Inspector Darren Taylor, of the Sussex Police, shared the odd occurrence on Twitter, claiming the unidentified man, who was “wanted on recall to prison,” was in pursuit of “peace and quiet” when he turned himself in. “One in custody and heading back to prison to serve some further time on his own,” Taylor wrote.
Peace and quiet! Wanted male handed himself in to the team yesterday afternoon after informing us he would rather go back to prison then have to spend more time with the people he was living with!
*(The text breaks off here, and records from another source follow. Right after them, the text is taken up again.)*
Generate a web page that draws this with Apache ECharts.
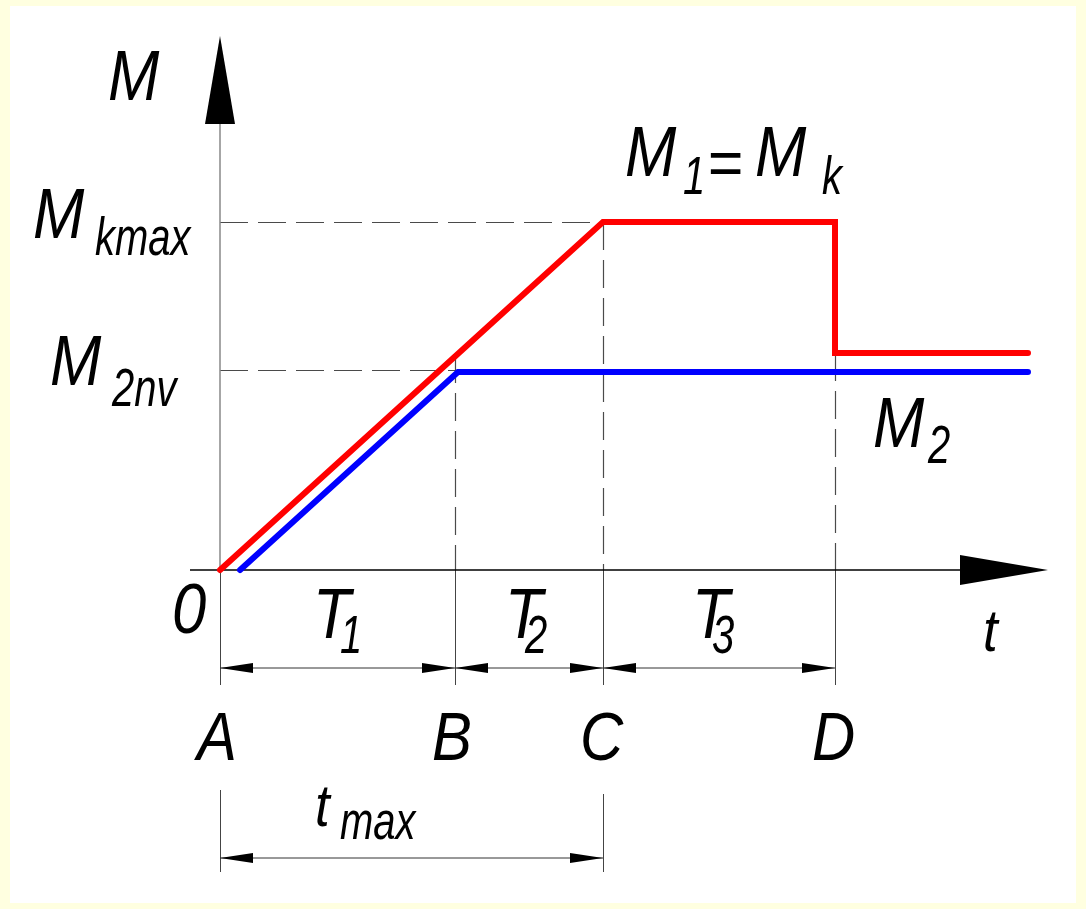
<!DOCTYPE html>
<html>
<head>
<meta charset="utf-8">
<script src="https://cdn.jsdelivr.net/npm/echarts@6/dist/echarts.min.js"></script>
<style>
html, body { margin: 0; padding: 0; background: #ffffe0; }
#main { width: 1086px; height: 909px; }
</style>
</head>
<body>
<div id="main"></div>
<script>
// marks on the t axis (picture units)
var markNames = ['A', 'B', 'C', 'D'];
var markTimes = [0, 235, 383, 615];
var tEnd = 808;
var tAxisEnd = 828;
var mAxisEnd = 534;

// torque levels
var mKmax = 348;
var m2nv = 200;
var m1Tail = 217;

// M1 = Mk (red) and M2 (blue)
var m1Points = [[0, 0], [383, 348], [615, 348], [615, 217], [808, 217]];
var m2Points = [[20, 0], [238, 198], [808, 198]];

// dashed helper lines
var guideLines = [
    [[0, mKmax], [383, mKmax]],
    [[0, m2nv], [235, m2nv]],
    [[235, 215], [235, 0]],
    [[383, mKmax], [383, 0]],
    [[615, m1Tail], [615, 0]]
];

// extension lines below the t axis: [t, from, to]
var extLines = [[0, 0, -115], [235, 0, -115], [383, 0, -115], [615, 0, -115], [0, -220, -302], [383, -224, -302]];

// dimension lines: [from, to, level]
var dimRows = [[0, 235, -98], [235, 383, -98], [383, 615, -98], [0, 383, -288]];

var FONT = "'Liberation Sans', Arial, sans-serif";
var BIG = 70, SMALL = 54;

var chart = echarts.init(document.getElementById('main'));

function label(text, x, base, size, sx) {
    return {
        type: 'text', x: x, y: base - 0.35 * size, z: 20,
        scaleX: sx || (size >= 60 ? 0.88 : 0.74),
        style: {
            text: text, fontSize: size, fontFamily: FONT, fontStyle: 'italic',
            fill: '#000', align: 'left', verticalAlign: 'middle'
        }
    };
}

function renderDim(params, api) {
    var a = api.coord([api.value(0), api.value(2)]);
    var b = api.coord([api.value(1), api.value(2)]);
    var L = 33, H = 5;
    return {
        type: 'group',
        children: [
            { type: 'line', shape: { x1: a[0], y1: a[1], x2: b[0], y2: b[1] }, style: { stroke: '#333', lineWidth: 1 } },
            { type: 'polygon', shape: { points: [[a[0], a[1]], [a[0] + L, a[1] - H], [a[0] + L, a[1] + H]] }, style: { fill: '#000' } },
            { type: 'polygon', shape: { points: [[b[0], b[1]], [b[0] - L, b[1] - H], [b[0] - L, b[1] + H]] }, style: { fill: '#000' } }
        ]
    };
}

// axis line with a solid arrow head at its end
function axisRenderer(color, width) {
    return function (params, api) {
        var a = api.coord([api.value(0), api.value(1)]);
        var b = api.coord([api.value(2), api.value(3)]);
        var dx = b[0] - a[0], dy = b[1] - a[1];
        var len = Math.sqrt(dx * dx + dy * dy);
        var ux = dx / len, uy = dy / len;
        var L = 88, H = 15;
        var bx = b[0] - ux * L, by = b[1] - uy * L;
        return {
            type: 'group',
            children: [
                { type: 'line', shape: { x1: a[0], y1: a[1], x2: bx, y2: by }, style: { stroke: color, lineWidth: width } },
                { type: 'polygon', shape: { points: [[b[0], b[1]], [bx - uy * H, by + ux * H], [bx + uy * H, by - ux * H]] }, style: { fill: '#000' } }
            ]
        };
    };
}

chart.setOption({
    backgroundColor: '#ffffe0',
    animation: false,
    grid: { left: 190, right: 38, top: 36, bottom: 29 },
    xAxis: { type: 'value', min: -30, max: tAxisEnd, show: false },
    yAxis: { type: 'value', min: -310, max: mAxisEnd, show: false },
    series: [
        {
            type: 'lines', coordinateSystem: 'cartesian2d', z: 2, silent: true,
            lineStyle: { color: '#4a4a4a', width: 1.2, type: [28, 10], opacity: 1 },
            data: guideLines.map(function (c) { return { coords: c }; })
        },
        {
            type: 'lines', coordinateSystem: 'cartesian2d', z: 2, silent: true,
            lineStyle: { color: '#444', width: 1, type: 'solid', opacity: 1 },
            data: extLines.map(function (e) { return { coords: [[e[0], e[1]], [e[0], e[2]]] }; })
        },
        {
            type: 'custom', renderItem: renderDim, clip: false, z: 3, silent: true,
            encode: { x: [0, 1], y: 2 }, data: dimRows
        },
        {
            type: 'custom', renderItem: axisRenderer('#000', 1.5), clip: false, z: 3, silent: true,
            encode: { x: [0, 2], y: [1, 3] }, data: [[-30, 0, tAxisEnd, 0]]
        },
        {
            type: 'custom', renderItem: axisRenderer('#888', 1.5), clip: false, z: 3, silent: true,
            encode: { x: [0, 2], y: [1, 3] }, data: [[0, 0, 0, mAxisEnd]]
        },
        {
            name: 'M1 = Mk', type: 'line', data: m1Points, symbol: 'none', z: 6,
            lineStyle: { color: '#ff0000', width: 6, cap: 'round', join: 'miter' }
        },
        {
            name: 'M2', type: 'line', data: m2Points, symbol: 'none', z: 5,
            lineStyle: { color: '#0000ff', width: 6, cap: 'round', join: 'miter' }
        }
    ]
});

// texts; letters under the marks are placed through the chart's own scale
var texts = [
    { type: 'rect', z: -10, shape: { x: 10, y: 6, width: 1066, height: 897 }, style: { fill: '#fff' } },
    label('M', 108, 105, BIG),
    label('M', 33, 243, BIG), label('kmax', 95, 259, SMALL),
    label('M', 50, 390, BIG), label('2nv', 112, 410, SMALL),
    label('M', 625, 181, BIG), label('1', 683, 198, SMALL), label('=', 707, 190, 64, 0.95),
    label('M', 755, 181, BIG), label('k', 822, 198, SMALL),
    label('M', 873, 452, BIG), label('2', 928, 467, SMALL),
    label('t', 983, 655, 60),
    label('0', 172, 638, BIG),
    label('T', 313, 643, BIG), label('1', 340, 657, SMALL),
    label('T', 505, 643, BIG), label('2', 525, 657, SMALL),
    label('T', 692, 643, BIG), label('3', 712, 657, SMALL),
    label('t', 315, 830, 60), label('max', 340, 843, SMALL)
];
markTimes.forEach(function (t, i) {
    var p = chart.convertToPixel({ gridIndex: 0 }, [t, 0]);
    texts.push(label(markNames[i], p[0] - 23, 765, 68));
});
chart.setOption({ graphic: texts });
</script>
</body>
</html>
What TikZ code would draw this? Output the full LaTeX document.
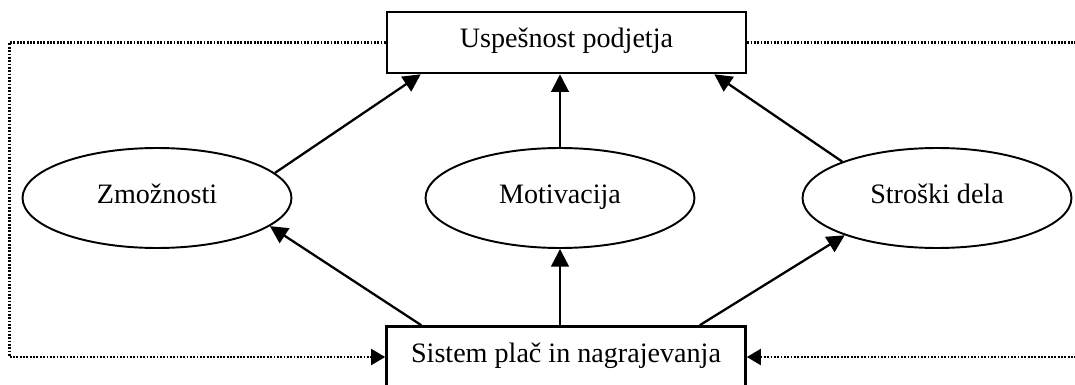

One in custody and heading back to prison to serve some further time on his own pic.twitter.com/zCwLo0fgDQ
— Inspector Darren Taylor (@InspectorDarren) February 18, 2021
As weird as it may seem that someone would seek out the “comforts” of a life behind bars, a man named Robert Vick once escaped from a minimum-security prison in Kentucky, but turned himself in at a motel a few miles away the very next day because it was too cold outside.
On the day Vick surrendered, the temperature in Lexington was 3 degrees with a wind chill of 17 below. “He was frozen,” Maurice King, manager of the Sunset Motel and Restaurant, said. “He walked in and knocked on my door and told me to call the law on him.”
Vick was sentenced to six years for burglary and possession of a forged instrument.